Hopefully this is a keyed (direct and buffer able) read. You don’t want to have to read the whole file to find a match to the record from the Master file.
- Likewise File B.
- The detail that is being filled in – in this case totals – is held in memory by the program.
- When the Master file has been completely processed a report is written – using the summarisation information in memory.
I find this notion of a circuit, driven by a Master file, useful. If you find you can’t draw it that tells you something in itself. I’m sure it’s not the only bulk processing pattern, but it’s a very common one.2
(It would be difficult to attach timings to the activities in the loop. A reasonable stab could be made, under some circumstances, at the data set accesses’ proportions of the overall run time using SMF 42 Subtype 6 records.)3
This is only an example but it illustrates some issues that cloning needs to resolve:
- The Master file needs to somehow be split into 10.
- The ten sub-reports need to be reworked to produce a coherent and correct final report.

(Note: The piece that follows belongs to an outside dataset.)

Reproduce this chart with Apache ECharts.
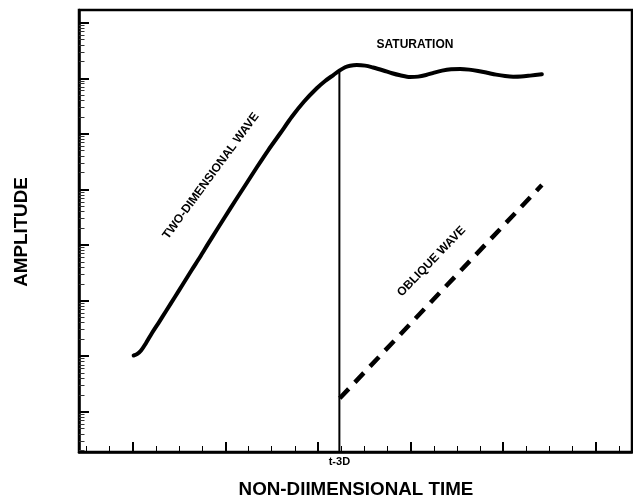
<!DOCTYPE html>
<html>
<head>
<meta charset="utf-8">
<script src="https://cdn.jsdelivr.net/npm/echarts@6/dist/echarts.min.js"></script>
<style>
  html, body { margin: 0; padding: 0; background: #fff; }
  #chart { width: 633px; height: 500px; }
</style>
</head>
<body>
<div id="chart"></div>
<script>
// two-dimensional wave, amplitude in decades (log10)
const twoDimTime = [0.01, 0.046, 0.090, 0.144, 0.208, 0.276, 0.360, 0.457, 0.543, 0.637, 0.727, 0.813,
  0.905, 0.997, 1.105, 1.224, 1.342, 1.464, 1.591, 1.720, 1.850, 1.987, 2.077, 2.166, 2.231, 2.293,
  2.347, 2.419, 2.509, 2.595, 2.706, 2.800, 2.886, 2.994, 3.081, 3.167, 3.254, 3.340, 3.437, 3.535,
  3.632, 3.729, 3.826, 3.923, 4.020, 4.107, 4.193, 4.290, 4.417];
const twoDimLogAmp = [1.012, 1.035, 1.102, 1.237, 1.416, 1.591, 1.812, 2.070, 2.298, 2.550, 2.784, 3.020,
  3.265, 3.510, 3.792, 4.098, 4.404, 4.710, 5.007, 5.313, 5.583, 5.821, 5.952, 6.060, 6.138, 6.199,
  6.228, 6.240, 6.229, 6.195, 6.141, 6.091, 6.055, 6.024, 6.031, 6.060, 6.103, 6.139, 6.163, 6.168,
  6.157, 6.132, 6.100, 6.067, 6.042, 6.030, 6.033, 6.049, 6.073];

// oblique wave (dashed)
const obliqueTime = [2.235, 4.417];
const obliqueLogAmp = [0.241, 4.08];

// saturation marker t-3D
const markerTime = 2.231;
const markerTop = 6.138;
const markerLabel = 't-3D';

// axis ranges and ticks
const timeMin = -0.58;
const timeMax = 5.39;
const ampMin = -0.725;
const ampMax = 7.23;
const timeMajorTicks = [0, 1, 2, 3, 4, 5];
const timeMinorTicks = [-0.5, -0.25, 0.25, 0.5, 0.75, 1.25, 1.5, 1.75, 2.25, 2.5, 2.75,
  3.25, 3.5, 3.75, 4.25, 4.5, 4.75, 5.25];
const ampDecades = [0, 1, 2, 3, 4, 5, 6, 7];

const ampMinorTicks = [];
for (let d = -1; d <= 7; d++) {
  for (let m = 2; m <= 9; m++) {
    const v = d + Math.log10(m);
    if (v > ampMin && v < ampMax) ampMinorTicks.push(v);
  }
}

const FONT = '"Liberation Sans", Arial, Helvetica, sans-serif';

const chart = echarts.init(document.getElementById('chart'), null, { renderer: 'canvas' });

const baseX = {
  type: 'value',
  min: timeMin,
  max: timeMax,
  position: 'bottom',
  splitLine: { show: false },
};
const baseY = {
  type: 'value',
  min: ampMin,
  max: ampMax,
  position: 'left',
  splitLine: { show: false },
};

const option = {
  animation: false,
  backgroundColor: '#fff',
  grid: {
    left: 79,
    right: 1,
    top: 10,
    bottom: 48,
    show: true,
    borderColor: '#000',
    borderWidth: 2.5,
  },
  xAxis: [
    Object.assign({}, baseX, {
      axisLine: { show: true, onZero: false, lineStyle: { color: '#000', width: 2.5 } },
      axisTick: { show: true, inside: true, length: 10, customValues: timeMajorTicks, lineStyle: { color: '#000', width: 2 } },
      axisLabel: {
        show: true,
        customValues: [markerTime],
        formatter: () => markerLabel,
        margin: 4,
        color: '#000',
        fontSize: 11,
        fontWeight: 'bold',
        fontFamily: FONT,
      },
    }),
    Object.assign({}, baseX, {
      axisLine: { show: false, onZero: false },
      axisTick: { show: true, inside: true, length: 6, customValues: timeMinorTicks, lineStyle: { color: '#000', width: 1 } },
      axisLabel: { show: false },
    }),
  ],
  yAxis: [
    Object.assign({}, baseY, {
      axisLine: { show: true, onZero: false, lineStyle: { color: '#000', width: 2.5 } },
      axisTick: { show: true, inside: true, length: 10, customValues: ampDecades, lineStyle: { color: '#000', width: 2 } },
      axisLabel: { show: false },
    }),
    Object.assign({}, baseY, {
      axisLine: { show: false, onZero: false },
      axisTick: { show: true, inside: true, length: 5.5, customValues: ampMinorTicks, lineStyle: { color: '#333', width: 1 } },
      axisLabel: { show: false },
    }),
  ],
  series: [
    {
      name: 'TWO-DIMENSIONAL WAVE',
      type: 'line',
      xAxisIndex: 0,
      yAxisIndex: 0,
      smooth: 0.3,
      showSymbol: false,
      data: twoDimTime.map((t, i) => [t, twoDimLogAmp[i]]),
      lineStyle: { color: '#000', width: 4, cap: 'round', join: 'round' },
    },
    {
      name: 'OBLIQUE WAVE',
      type: 'line',
      xAxisIndex: 0,
      yAxisIndex: 0,
      showSymbol: false,
      data: obliqueTime.map((t, i) => [t, obliqueLogAmp[i]]),
      lineStyle: { color: '#000', width: 4.5, type: [13, 9] },
    },
    {
      name: markerLabel,
      type: 'line',
      xAxisIndex: 0,
      yAxisIndex: 0,
      showSymbol: false,
      data: [[markerTime, ampMin], [markerTime, markerTop]],
      lineStyle: { color: '#000', width: 2 },
    },
  ],
  graphic: [
    {
      type: 'text', x: 356, y: 490,
      style: { text: 'NON-DIIMENSIONAL TIME', font: 'bold 18.8px ' + FONT, fill: '#000', align: 'center', verticalAlign: 'middle' },
    },
    {
      type: 'text', x: 22, y: 232, rotation: Math.PI / 2,
      style: { text: 'AMPLITUDE', font: 'bold 18.8px ' + FONT, fill: '#000', align: 'center', verticalAlign: 'middle' },
    },
    {
      type: 'text', x: 415, y: 45,
      style: { text: 'SATURATION', font: 'bold 12px ' + FONT, fill: '#000', align: 'center', verticalAlign: 'middle' },
    },
    {
      type: 'text', x: 211, y: 176, rotation: 53.6 * Math.PI / 180,
      style: { text: 'TWO-DIMENSIONAL WAVE', font: 'bold 12px ' + FONT, fill: '#000', align: 'center', verticalAlign: 'middle' },
    },
    {
      type: 'text', x: 431.5, y: 261.5, rotation: 46 * Math.PI / 180,
      style: { text: 'OBLIQUE WAVE', font: 'bold 12px ' + FONT, fill: '#000', align: 'center', verticalAlign: 'middle' },
    },
  ],
};

chart.setOption(option);
window.onresize = () => chart.resize();
</script>
</body>
</html>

We could talk about resolutions of these – and I probably will in Part 4 – but the important thing is to acknowledge these are issues that have to be addressed.
If you’re going to run more jobs in parallel you could easily “spike up” resource usage, most notably CPU consumption. Memory use might increase also, though some usage patterns (such as DB2) tend to have a noticeable memory impact. I/O bandwidth and initiators are two more things to think about. In the I/O case it could be seen as a case of this. In any case, we know how to monitor resource usage, don’t we?
While logically it might be easy to clone a job, things like locking can make it really difficult.
For example, in (a modified version of) the case above, File A and File B might be updated. These updates might be one per record in the Master file, or just at the end. In either case cloning would introduce some locking issues. It might be possible to resolve these issues – perhaps through partitioning.
Even in the unmodified version clones reading from File A and File B might create I/O bottlenecks. In the DB2 case you’d hope this would have a happy ending.
If you’re going to run multiple copies of a job in parallel you need to adjust the schedule.
There are design decisions like whether you keep clones in lockstep:
Consider this example: Suppose you have a pair of cloned streams – consisting of A0, B0 and C0 in Stream 0 and A1, B1 and C1 in Stream 1. Each Bn logically follows its corresponding An and each Cn follows the corresponding Bn, based on data flows.
- If you release B0 and B1 only when both An jobs have completed it’s more controlled but probably takes longer.
- If you release each Bn when the corresponding An completes its’ less controlled but probably takes less time.
The term “Recovery Boundary” is probably useful here as recovering from job failures is the thing that makes the complexity introduced by cloning really matter.
I advocate cloning in powers of two: 2-up then 4-up then 8-up, and so on. A modification to this is 3-up, then 6-up, then 12-up – which has a fairly obvious appeal, when you consider typical data sets.
Automating cloning is a useful aim, whether you want to “dynamically” partition the work or just want to be able to move from, say, 4 streams to 8 without too much trouble. I put the word “dynamically” in quotes as realistically the latest you could decide on the number of clone streams is just before you kick them off. In reality it’s probably much earlier than that.
So you need to solve the problem of how you might do this: The first step would be to decide what’s realistic. The second would be to decide what’s needed.
In this post I’ve highlighted some of the issues – mainly for cloning. They’re not terribly different from this you’d encounter if you were pursuing homogeneous parallelism (which you may also need to do). Part 4 will round out the series with some thoughts on implementation.
2 There probably are formal diagrams of this type, probably with the letters “UML” attached to them. I don’t claim to be the kind of person who would use one. I just think teasing out the circuit like this is helpful for cloning. It’s the circuit itself I’m attached to.
3 Quite apart from the incompleteness of this approach there are issues with overlap between the data sets (and with CPU). A discussion of double buffering, access methods and I/O scheduling is well beyond the scope of this post.